- Directed by: Ifan Ifeanyi Michael
- Produced by: Kelechi Freeman Ukadike
- Starring: Stanley Evans MBE, Henry Coxe, Ini Dima-Okojie, Toni Tones, Pete Edochie, Bambam (Oluwabamike Olawumi), Teddy A (Tope Teddy Adenibuyan), Eucharia Anunobi, Sam Dede, Toyin Abraham.
- Production company: Ifan Micheal Productions
- Release date: 2019;
- Country: Nigeria
- Language: English

= Foreigner's God =

2019 Nigerian film

Foreigner's God is a 2019 Nigerian drama film produced by Kelechi Freeman Ukadike and directed by Ifan Ifeanyi Michael under Ifan Micheal Productions. The film stars Henry Coxe, Ini Dima-Okojie, Toni Tones, Pete Edochie, Nkem Owoh, Bamike Olawunmi, Tope Adenibuyan (Teddy A), Eucharia Anunobi, Sam Dede, Toyin Abraham, Salma Mumin, among others.

== Synopsis ==
An English documentary photographer came to Igboland during the colonial era in search of a story.
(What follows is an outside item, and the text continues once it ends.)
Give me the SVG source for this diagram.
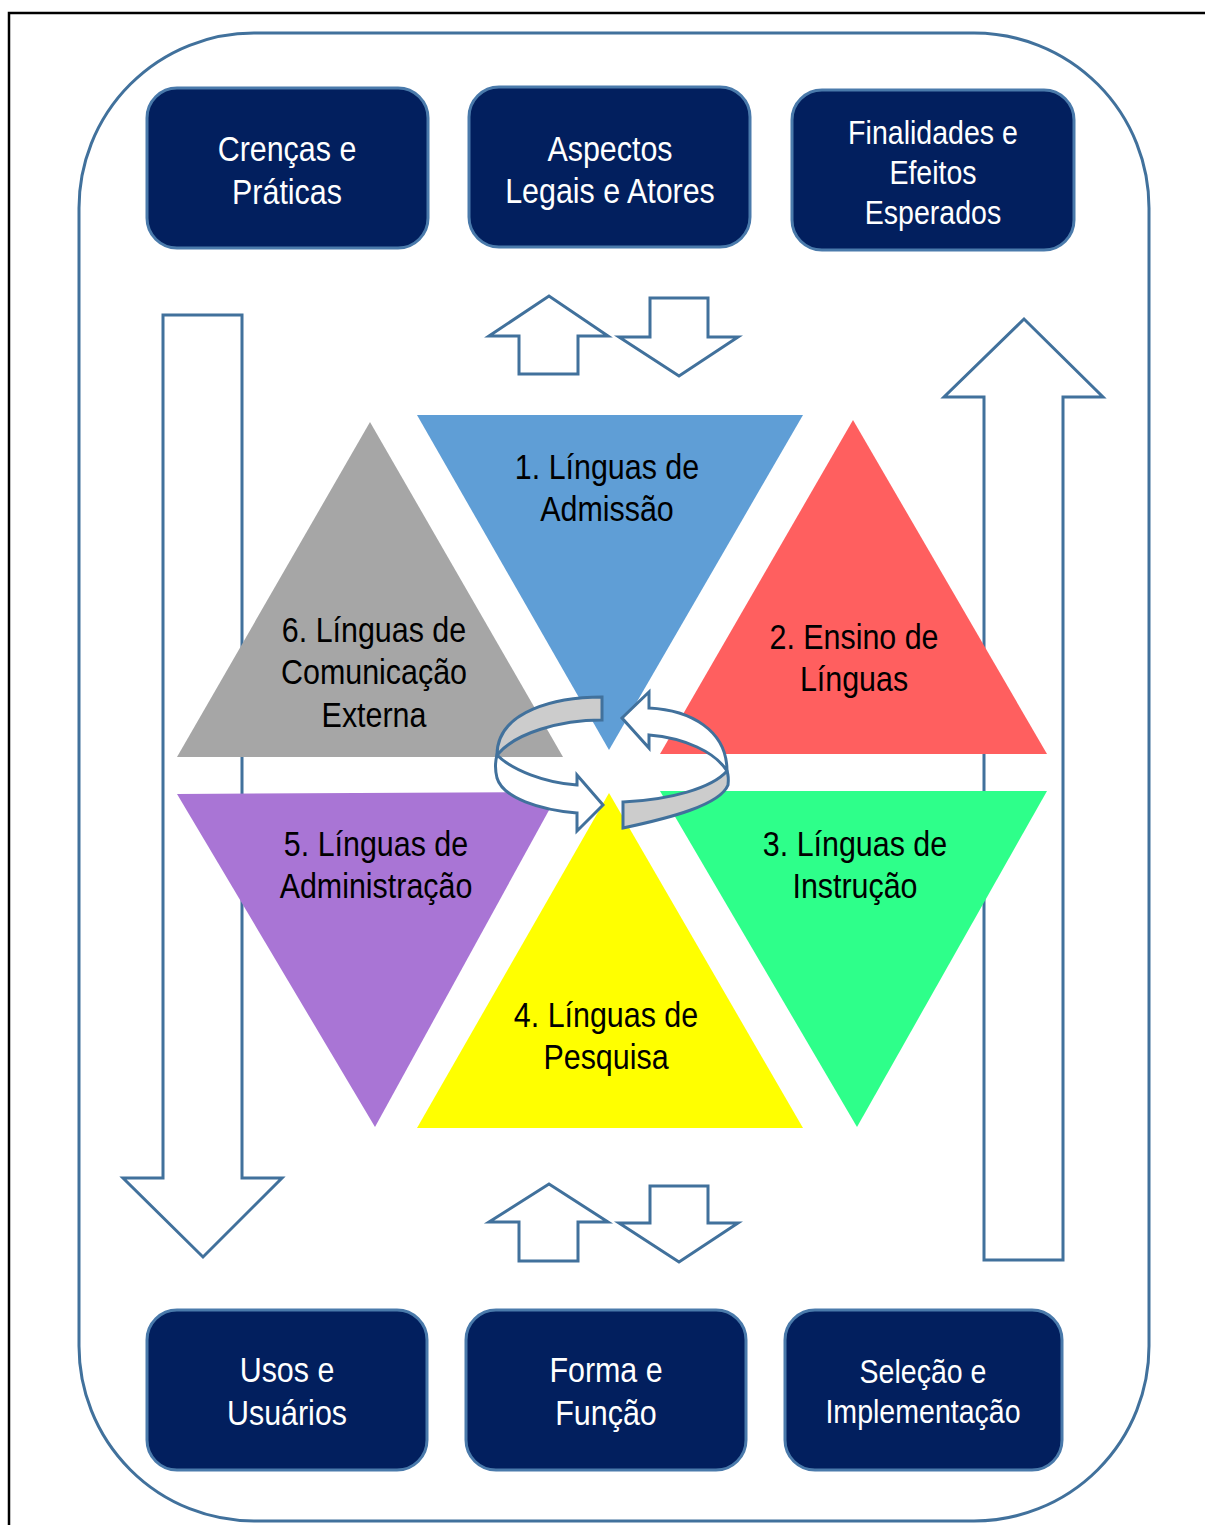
<svg xmlns="http://www.w3.org/2000/svg" width="1205" height="1525" viewBox="0 0 1205 1525">
<style>
.box{fill:#021F5E;stroke:#4A7AAB;stroke-width:3}
.bt{font-family:"Liberation Sans",Arial,sans-serif;font-size:36px;fill:#ffffff;text-anchor:middle}
.tt{font-family:"Liberation Sans",Arial,sans-serif;font-size:36px;fill:#000000;text-anchor:middle}
.sm{font-size:34px}
.arr{fill:#ffffff;stroke:#41719C;stroke-width:3;stroke-linejoin:miter}
.ring{stroke:#41719C;stroke-width:3;stroke-linejoin:miter}
</style>
<rect width="1205" height="1525" fill="#ffffff"/>
<path d="M9,1525 L9,13 L1205,13" fill="none" stroke="#000000" stroke-width="2.5"/>
<rect x="79" y="33" width="1070" height="1488" rx="175" ry="175" fill="none" stroke="#41719C" stroke-width="3"/>

<g id="box-crencas"><rect class="box" x="147" y="88" width="281" height="160" rx="30"/><text class="bt" transform="translate(287,161) scale(0.845,1)">Crenças e</text><text class="bt" transform="translate(287,204) scale(0.845,1)">Práticas</text></g>
<g id="box-aspectos"><rect class="box" x="469" y="87" width="281" height="160" rx="30"/><text class="bt" transform="translate(610,161) scale(0.845,1)">Aspectos</text><text class="bt" transform="translate(610,203) scale(0.845,1)">Legais e Atores</text></g>
<g id="box-finalidades"><rect class="box" x="792" y="90" width="282" height="160" rx="30"/><text class="bt sm" transform="translate(933,144) scale(0.84,1)">Finalidades e</text><text class="bt sm" transform="translate(933,184) scale(0.84,1)">Efeitos</text><text class="bt sm" transform="translate(933,224) scale(0.84,1)">Esperados</text></g>
<g id="box-usos"><rect class="box" x="147" y="1310" width="280" height="160" rx="30"/><text class="bt" transform="translate(287,1382) scale(0.845,1)">Usos e</text><text class="bt" transform="translate(287,1425) scale(0.845,1)">Usuários</text></g>
<g id="box-forma"><rect class="box" x="466" y="1310" width="280" height="160" rx="30"/><text class="bt" transform="translate(606,1382) scale(0.845,1)">Forma e</text><text class="bt" transform="translate(606,1425) scale(0.845,1)">Função</text></g>
<g id="box-selecao"><rect class="box" x="785" y="1310" width="277" height="160" rx="30"/><text class="bt sm" transform="translate(923,1383) scale(0.84,1)">Seleção e</text><text class="bt sm" transform="translate(923,1423) scale(0.84,1)">Implementação</text></g>

<g id="connectors">
<path class="arr" d="M163,315 L242,315 L242,1178 L282,1178 L203,1257 L123,1178 L163,1178 Z"/>
<path class="arr" d="M984,1260 L1063,1260 L1063,397 L1103,397 L1024,319 L944,397 L984,397 Z"/>
<path class="arr" d="M519,374 L578,374 L578,336 L608,336 L549,296 L489,336 L519,336 Z"/>
<path class="arr" d="M650,298 L708,298 L708,337 L738,337 L679,376 L619,337 L650,337 Z"/>
<path class="arr" d="M519,1261 L578,1261 L578,1222 L608,1222 L549,1184 L489,1222 L519,1222 Z"/>
<path class="arr" d="M650,1186 L708,1186 L708,1223 L738,1223 L679,1262 L619,1223 L650,1223 Z"/>
</g>

<g id="tri-1"><polygon points="417,415 803,415 609,750" fill="#5F9ED6"/><text class="tt" transform="translate(607,479) scale(0.845,1)">1. Línguas de</text><text class="tt" transform="translate(607,521) scale(0.845,1)">Admissão</text></g>
<g id="tri-2"><polygon points="853,420 1047,754 660,754" fill="#FF5F5F"/><text class="tt" transform="translate(854,649) scale(0.845,1)">2. Ensino de</text><text class="tt" transform="translate(854,691) scale(0.845,1)">Línguas</text></g>
<g id="tri-3"><polygon points="660,791 1047,791 857,1127" fill="#2EFF8A"/><text class="tt" transform="translate(855,856) scale(0.845,1)">3. Línguas de</text><text class="tt" transform="translate(855,898) scale(0.845,1)">Instrução</text></g>
<g id="tri-4"><polygon points="609,793 803,1128 417,1128" fill="#FFFF00"/><text class="tt" transform="translate(606,1027) scale(0.845,1)">4. Línguas de</text><text class="tt" transform="translate(606,1069) scale(0.845,1)">Pesquisa</text></g>
<g id="tri-5"><polygon points="177,794 559,792 375,1127" fill="#A975D5"/><text class="tt" transform="translate(376,856) scale(0.845,1)">5. Línguas de</text><text class="tt" transform="translate(376,898) scale(0.845,1)">Administração</text></g>
<g id="tri-6"><polygon points="370,422 563,757 177,757" fill="#A6A6A6"/><text class="tt" transform="translate(374,642) scale(0.845,1)">6. Línguas de</text><text class="tt" transform="translate(374,684) scale(0.845,1)">Comunicação</text><text class="tt" transform="translate(374,727) scale(0.845,1)">Externa</text></g>

<g id="cycle">
<path class="ring" fill="#CCCCCC" d="M602,697 C558,697 497,710 497,755 C515,733 560,720 602,720 Z"/>
<path class="ring" fill="#ffffff" d="M497,755 C512,770 545,783 577,785 L577,775 L603,805 L577,831 L577,813 C540,810 503,798 497,778 Q494,766 497,755 Z"/>
<path class="ring" fill="#ffffff" d="M649,708 C690,710 727,730 727,771 C715,752 685,738 649,735 L649,748 L622,718 L649,692 Z"/>
<path class="ring" fill="#CCCCCC" d="M727,771 C712,788 670,800 623,802 L623,828 C670,818 720,805 728,785 Q729,777 727,771 Z"/>
</g>
</svg>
His bodyguard mysteriously disappeared and later fell in love with a woman accused of witchcraft, who lives in an isolated witch camp in the jungle under harsh conditions, resulting in significant consequences.

== Cast ==

- Stanley Evans MBE
- Henry Coxe
- Ini Dima-Okojie
- Toni Tones
- Bamike Olawunmi (Bambam)
- Tope Teddy Adenibuyan (Teddy A)
- Pete Edochie
- Nkem Owoh
- Sam Dede
- Eucharia Anunobi
- Toyin Abraham
- Lala Akindoju
- Kunle Idowu
- Sharon Ooja
- Linda Osifo
- Yinka Pierce-Tijani
- Annie Idibia

== Production and release ==
The film was produced in 2019 and acquired by Amazon Prime Video in 2022.